=== Dataset extract ===

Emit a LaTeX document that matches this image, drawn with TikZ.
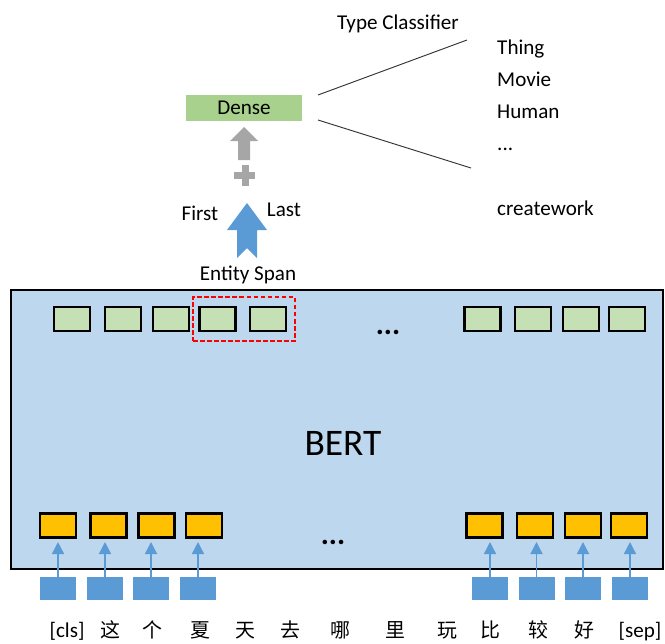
\documentclass[tikz,border=0pt]{standalone}
\usepackage{fontspec}
\setmainfont{Carlito}
\newfontfamily\cjk{Noto Sans CJK SC}
\usetikzlibrary{positioning,arrows.meta}

\definecolor{bertblue}{HTML}{BDD7EE}
\definecolor{tokgreen}{HTML}{C5E0B4}
\definecolor{densegreen}{HTML}{A9D18E}
\definecolor{embyellow}{HTML}{FFC000}
\definecolor{inpblue}{HTML}{5B9BD5}
\definecolor{plusgray}{HTML}{A6A6A6}

\begin{document}
\begin{tikzpicture}[x=0.03cm, y=-0.03cm,
  tok/.style={rectangle, draw, line width=2pt, fill=tokgreen, minimum width=1.08cm, minimum height=0.72cm, inner sep=0pt},
  emb/.style={tok, fill=embyellow},
  inp/.style={rectangle, fill=inpblue, minimum width=1.08cm, minimum height=0.69cm, inner sep=0pt},
  lbl/.style={font=\fontsize{18}{20}\selectfont, inner sep=0pt},
  word/.style={font=\fontsize{18}{20}\selectfont, inner sep=0pt, anchor=base},
  feed/.style={inpblue, line width=1.2pt, -{Triangle[width=3.6mm,length=3.6mm]}, shorten >=1mm},
  dots/.style={font=\fontsize{26}{28}\selectfont\bfseries, inner sep=0pt}
]
  \useasboundingbox (0,0) rectangle (665,644);

  % encoder
  \node[draw, line width=2pt, fill=bertblue, minimum width=19.56cm, minimum height=8.37cm, inner sep=0pt] (bert) at (337,429.5) {};
  \node[font=\fontsize{32}{36}\selectfont] (bertlbl) at (343,443) {BERT};

  % output tokens
  \foreach \i/\x in {1/72,2/123,3/171,4/217.5,5/268,6/482.5,7/533,8/581,9/627}
    \node[tok] (g\i) at (\x,319) {};
  \node[draw=red, dashed, line width=1.5pt, dash pattern=on 4pt off 2pt, minimum width=3.06cm, minimum height=1.32cm] (span) at (244,319) {};
  \node[dots] (gdots) at (388,332) {...};

  % input embeddings
  \foreach \i/\x/\e in {1/58/58,2/108.5/105,3/156.5/151,4/204/198,5/484.5/490,6/535/536.5,7/583/583,8/629/630} {
    \node[emb] (y\i) at (\x,525.5) {};
    \node[inp] (e\i) at (\e,588.5) {};
    \draw[feed] (e\i.north) -- (e\i.north |- y\i.south);
  }
  \node[dots] (ydots) at (333,542) {...};

  % input words
  \node[word] (w1) at (67,637) {[cls]};
  \foreach \i/\x/\c in {2/110/这,3/152/个,4/200/夏,5/245/天,6/290/去,7/340/哪,8/395/里,9/447/玩,10/490/比,11/538/较,12/584/好}
    \node[word, font=\cjk\fontsize{17}{20}\selectfont] (w\i) at (\x,637) {\c};
  \node[word] (w13) at (640,637) {[sep]};

  % span pooling
  \node[lbl] (espan) at (248,275) {Entity Span};
  \fill[inpblue] (247,203) -- (267,230) -- (257,230) -- (257,258) -- (247,248) -- (237,258) -- (237,230) -- (227,230) -- cycle;
  \node[lbl] (first) at (200,213) {First};
  \node[lbl] (last) at (284,210) {Last};
  \fill[plusgray] (241.5,165) rectangle (248.5,186);
  \fill[plusgray] (234,172) rectangle (255,179);
  \fill[plusgray] (244,127) -- (258,141) -- (250,141) -- (250,160) -- (238,160) -- (238,141) -- (230,141) -- cycle;
  \node[fill=densegreen, minimum width=3.48cm, minimum height=0.78cm, inner sep=0pt, lbl] (dense) at (244,108) {Dense};

  % classifier
  \coordinate (c1) at (318,95);
  \coordinate (c2) at (467,40);
  \coordinate (c3) at (318,120);
  \coordinate (c4) at (471,168);
  \draw[black!80, line width=0.8pt] (c1) -- (c2);
  \draw[black!80, line width=0.8pt] (c3) -- (c4);
  \node[lbl] (tcls) at (398,24) {Type Classifier};
  \node[lbl, anchor=base west] (t1) at (497,54) {Thing};
  \node[lbl, anchor=base west] (t2) at (497,86) {Movie};
  \node[lbl, anchor=base west] (t3) at (497,118) {Human};
  \node[lbl, anchor=base west] (t4) at (497,150) {...};
  \node[lbl, anchor=base west] (t5) at (497,215) {creatework};
\end{tikzpicture}
\end{document}
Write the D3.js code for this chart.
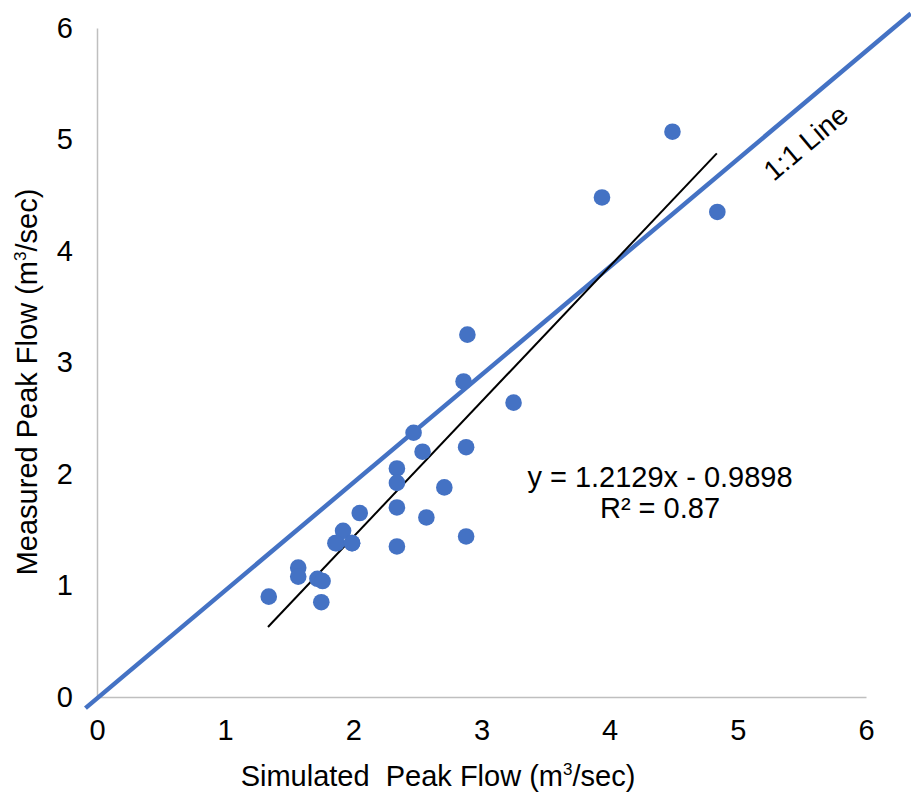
<!DOCTYPE html>
<html>
<head>
<meta charset="utf-8">
<script src="https://cdn.jsdelivr.net/npm/d3@7"></script>
<style>
  html, body { margin: 0; padding: 0; background: #fff; }
  svg text { font-family: "Liberation Sans", Arial, sans-serif; fill: #000; }
</style>
</head>
<body>
<div id="chart"></div>
<script>
'use strict';

// simulated (x) vs measured (y) peak flow, m3/sec
var simulated = [1.34, 1.57, 1.57, 1.72, 1.76, 1.75, 1.87, 1.99,
                 1.92, 1.86, 1.99, 2.05, 2.34, 2.34, 2.34, 2.34,
                 2.47, 2.54, 2.57, 2.71, 2.86, 2.88, 2.88, 2.89,
                 3.25, 3.94, 4.49, 4.84];
var measured  = [0.90, 1.16, 1.08, 1.06, 1.04, 0.85, 1.38, 1.38,
                 1.49, 1.38, 1.38, 1.65, 2.05, 1.92, 1.70, 1.35,
                 2.37, 2.20, 1.61, 1.88, 2.83, 2.24, 1.44, 3.25,
                 2.64, 4.48, 5.07, 4.35];

var xTicks = [0, 1, 2, 3, 4, 5, 6];
var yTicks = [0, 1, 2, 3, 4, 5, 6];

// 1:1 reference line, drawn past the plot edges
var refLineX = [-0.09, 6.35];
var refLineY = [-0.10, 6.13];

// linear trendline
var trendSlope = 1.2129,
    trendIntercept = -0.9898,
    trendRange = [1.334, 4.836];
var trendLabel = 'y = 1.2129x - 0.9898',
    r2Label = 'R\u00b2 = 0.87';

(function () {
  var width = 911,
      height = 793,
      blue = '#4472c4',
      grey = '#bfbfbf',
      fontSize = 29;

  var x = d3.scaleLinear().domain([0, 6]).range([97, 866]);
  var y = d3.scaleLinear().domain([0, 6]).range([697, 28]);

  var svg = d3.select('#chart').append('svg')
      .attr('width', width)
      .attr('height', height);

  // axes
  var xAxis = svg.append('g')
      .attr('transform', 'translate(0,' + y(0) + ')')
      .call(d3.axisBottom(x).tickValues(xTicks).tickSize(0).tickPadding(22)
        .tickFormat(d3.format('d')));
  var yAxis = svg.append('g')
      .attr('transform', 'translate(' + x(0) + ',0)')
      .call(d3.axisLeft(y).tickValues(yTicks).tickSize(0).tickPadding(24)
        .tickFormat(d3.format('d')));

  [xAxis, yAxis].forEach(function (g) {
    g.select('.domain').attr('stroke', grey).attr('stroke-width', 1.5);
    g.selectAll('.tick text')
        .style('font-family', '"Liberation Sans", Arial, sans-serif')
        .style('font-size', fontSize + 'px')
        .attr('fill', '#000');
  });

  // 1:1 line
  var line = d3.line()
      .x(function(d) { return x(d[0]); })
      .y(function(d) { return y(d[1]); });

  svg.append('path')
      .datum(d3.zip(refLineX, refLineY))
      .attr('d', line)
      .attr('fill', 'none')
      .attr('stroke', blue)
      .attr('stroke-width', 4.5);

  // trendline
  svg.append('path')
      .datum(trendRange.map(function(v) { return [v, trendSlope * v + trendIntercept]; }))
      .attr('d', line)
      .attr('fill', 'none')
      .attr('stroke', '#000')
      .attr('stroke-width', 2);

  // points
  svg.selectAll('.pt')
      .data(d3.zip(simulated, measured))
    .enter().append('circle')
      .attr('class', 'pt')
      .attr('cx', function(d) { return x(d[0]); })
      .attr('cy', function(d) { return y(d[1]); })
      .attr('r', 8.3)
      .attr('fill', blue);

  // axis titles
  var xt = svg.append('text')
      .attr('x', 438)
      .attr('y', 786)
      .attr('text-anchor', 'middle')
      .style('white-space', 'pre')
      .style('font-size', fontSize + 'px');
  xt.append('tspan').text('Simulated  Peak Flow (m');
  xt.append('tspan').attr('dy', -11).style('font-size', '17px').text('3');
  xt.append('tspan').attr('dy', 11).text('/sec)');

  var yt = svg.append('text')
      .attr('transform', 'translate(37,382) rotate(-90)')
      .attr('text-anchor', 'middle')
      .style('font-size', fontSize + 'px');
  yt.append('tspan').text('Measured Peak Flow (m');
  yt.append('tspan').attr('dy', -11).style('font-size', '17px').text('3');
  yt.append('tspan').attr('dy', 11).text('/sec)');

  // trendline labels
  svg.append('text')
      .attr('x', 660)
      .attr('y', 487)
      .attr('text-anchor', 'middle')
      .style('font-size', fontSize + 'px')
      .text(trendLabel);
  svg.append('text')
      .attr('x', 660)
      .attr('y', 518)
      .attr('text-anchor', 'middle')
      .style('font-size', fontSize + 'px')
      .text(r2Label);

  // 1:1 label
  svg.append('text')
      .attr('transform', 'translate(812,150) rotate(-40)')
      .attr('text-anchor', 'middle')
      .style('font-size', '28px')
      .text('1:1 Line');
})();
</script>
</body>
</html>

===

Exercise instructions: Repeat the records above exactly, from the first line through the line containing "(0,0) rectangle (665,644);", and leave out the pictures.

Final result:
Emit a LaTeX document that matches this image, drawn with TikZ.
\documentclass[tikz,border=0pt]{standalone}
\usepackage{fontspec}
\setmainfont{Carlito}
\newfontfamily\cjk{Noto Sans CJK SC}
\usetikzlibrary{positioning,arrows.meta}

\definecolor{bertblue}{HTML}{BDD7EE}
\definecolor{tokgreen}{HTML}{C5E0B4}
\definecolor{densegreen}{HTML}{A9D18E}
\definecolor{embyellow}{HTML}{FFC000}
\definecolor{inpblue}{HTML}{5B9BD5}
\definecolor{plusgray}{HTML}{A6A6A6}

\begin{document}
\begin{tikzpicture}[x=0.03cm, y=-0.03cm,
  tok/.style={rectangle, draw, line width=2pt, fill=tokgreen, minimum width=1.08cm, minimum height=0.72cm, inner sep=0pt},
  emb/.style={tok, fill=embyellow},
  inp/.style={rectangle, fill=inpblue, minimum width=1.08cm, minimum height=0.69cm, inner sep=0pt},
  lbl/.style={font=\fontsize{18}{20}\selectfont, inner sep=0pt},
  word/.style={font=\fontsize{18}{20}\selectfont, inner sep=0pt, anchor=base},
  feed/.style={inpblue, line width=1.2pt, -{Triangle[width=3.6mm,length=3.6mm]}, shorten >=1mm},
  dots/.style={font=\fontsize{26}{28}\selectfont\bfseries, inner sep=0pt}
]
  \useasboundingbox (0,0) rectangle (665,644);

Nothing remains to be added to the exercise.